03.06.2008 15:56
European Championship (1998) – continued
1998
European Championship
Lisbon, Portugal
Another reason I remember my first European championship is because they worked the hind legs off me. I was little and did everything my trainer told me to. The grown-up gymnasts could say they were tired and their training sessions were over because they had to compete the next day. And they would just leave. But I had to keep training, and Irina Alexandrovna would keep me at it right up to the last possible moment. I got so tired that I just couldn’t image how I was going to perform in the evening. Yet I performed well and became European champion.

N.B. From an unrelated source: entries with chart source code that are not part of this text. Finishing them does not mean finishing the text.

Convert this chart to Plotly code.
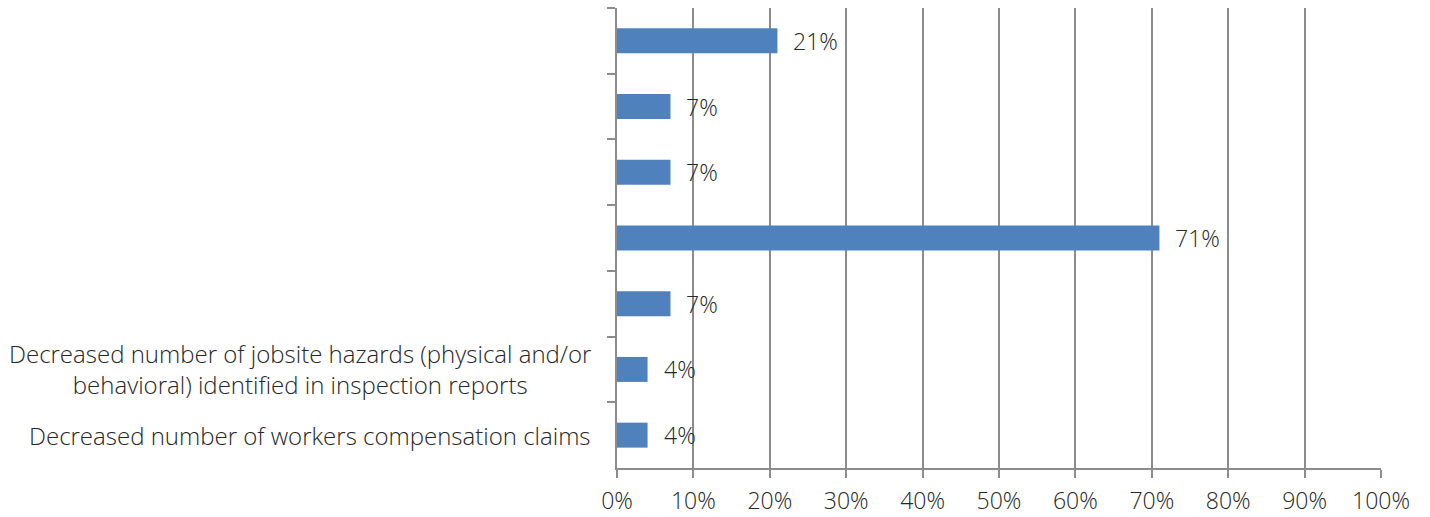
import plotly.graph_objects as go

# Data (top to bottom as shown)
categories = ["Outcome A", "Outcome B", "Outcome C", "Outcome D", "Outcome E",
              "Decreased number of jobsite hazards (physical and/or<br>behavioral) identified in inspection reports",
              "Decreased number of workers compensation claims"]
shown_labels = ["", "", "", "", "",
                "Decreased number of jobsite hazards (physical and/or<br>behavioral) identified in inspection reports",
                "Decreased number of workers compensation claims"]
values = [0.21, 0.07, 0.07, 0.71, 0.07, 0.04, 0.04]
value_labels = ["21%", "7%", "7%", "71%", "7%", "4%", "4%"]
x_ticks = [0, 0.1, 0.2, 0.3, 0.4, 0.5, 0.6, 0.7, 0.8, 0.9, 1.0]
x_ticktext = ["0%", "10%", "20%", "30%", "40%", "50%", "60%", "70%", "80%", "90%", "100%"]
top_fragment = "Formal program implemented as a"

FONT = "Open Sans"
TXT = "#262626"
GRID = "#8c8c8c"
FS = 23
FS_LAB = 24

fig = go.Figure()
fig.add_trace(go.Bar(
    x=values, y=categories, orientation="h",
    marker=dict(color="#4f81bd", line=dict(width=0)),
    hoverinfo="skip",
))

annotations = []
for c, v, t in zip(categories, values, value_labels):
    annotations.append(dict(x=v, y=c, xref="x", yref="y", text=t, showarrow=False,
                            xanchor="left", yanchor="middle", xshift=14,
                            font=dict(family=FONT, size=FS, color=TXT, weight=300)))
for c, lab in zip(categories, shown_labels):
    if lab:
        annotations.append(dict(x=0, y=c, xref="paper", yref="y", text=lab, showarrow=False,
                                xanchor="right", yanchor="middle", xshift=-24, align="center",
                                font=dict(family=FONT, size=FS_LAB, color=TXT, weight=300)))
annotations.append(dict(x=0, y=1, xref="paper", yref="paper", text=top_fragment, showarrow=False,
                        xanchor="left", yanchor="bottom", xshift=-602, yshift=5,
                        font=dict(family=FONT, size=FS_LAB, color=TXT, weight=300)))

fig.update_layout(
    width=1430, height=517,
    margin=dict(l=617, r=49, t=8, b=49, autoexpand=False),
    paper_bgcolor="white", plot_bgcolor="white",
    showlegend=False,
    bargap=0.62,
    annotations=annotations,
    xaxis=dict(range=[0, 1], tickvals=x_ticks, ticktext=x_ticktext,
               showgrid=True, gridcolor=GRID, gridwidth=1.5,
               showline=True, linecolor=GRID, linewidth=1.5,
               ticks="outside", ticklen=8, tickcolor=GRID, tickwidth=1.5,
               ticklabelstandoff=4, automargin=False,
               tickfont=dict(family=FONT, size=FS, color=TXT, weight=300),
               zeroline=False, fixedrange=True),
    yaxis=dict(type="category", categoryorder="array", categoryarray=categories,
               autorange="reversed", tickson="boundaries",
               showticklabels=False, automargin=False,
               showline=True, linecolor=GRID, linewidth=1.5,
               ticks="outside", ticklen=8, tickcolor=GRID, tickwidth=1.5,
               showgrid=False, zeroline=False, fixedrange=True),
)

fig.write_html("out.html", config={"displayModeBar": False},
               post_script="document.body.style.margin='0';document.body.style.overflow='hidden';")
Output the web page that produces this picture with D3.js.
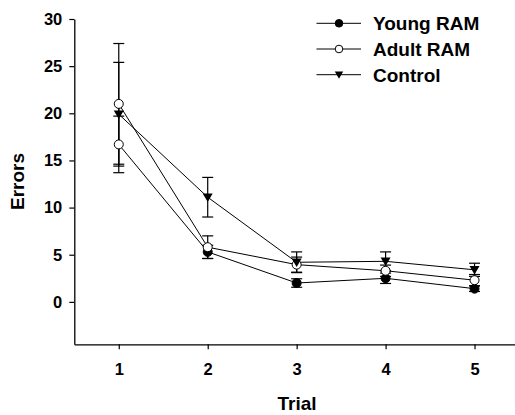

As a result, those training sessions gave me the technical foundation that was so very valuable when I became a professional, a grown-up gymnast. As they say in music, I could “play from sight” any combination of movements my trainer might throw at me. I’d developed a perfect technique for performing the most complicated elements in rhythmic gymnastics – you could wake me up at 3 in the morning and say “Alina, you need to do this and that”, and I’d do it.

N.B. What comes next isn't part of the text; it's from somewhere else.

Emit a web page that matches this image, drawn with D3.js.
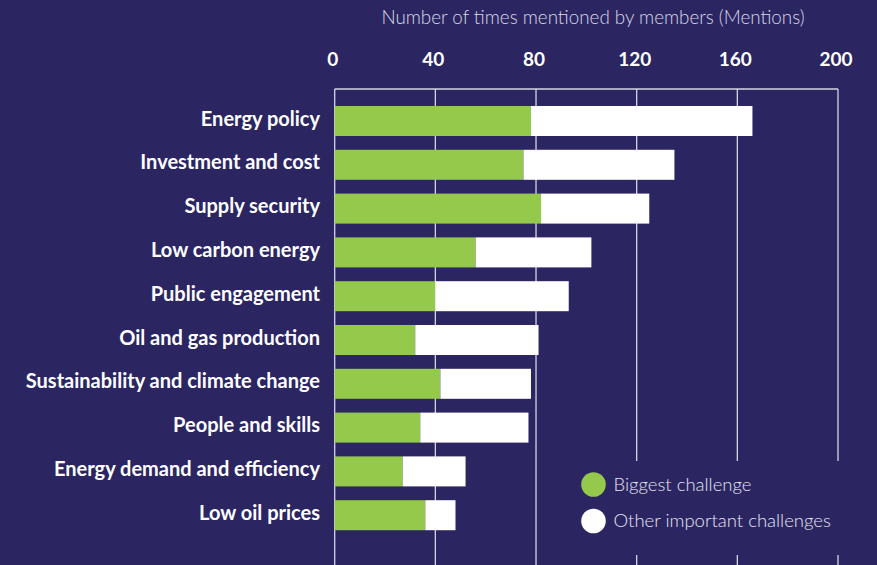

I remember when the games were over I asked the choreographer how well I’d done, and she said “Listen Alina. I don’t know for sure, but I think you’re definitely in the top five or six”. Can you imagine it? It was my first adult European championship! Not a junior competition, but real games with Olympic champions taking part. All the big names in gymnastics! The team leader was Yana Batyrshina. There was nobody better than her at that time, and everyone was sure she would be the winner. But she made a serious mistake. She was upset, of course, but by then she had already been world champion in some individual events. And suddenly this 15 year-old girl comes out, performs everything faultlessly and becomes European champion! Nobody could believe it.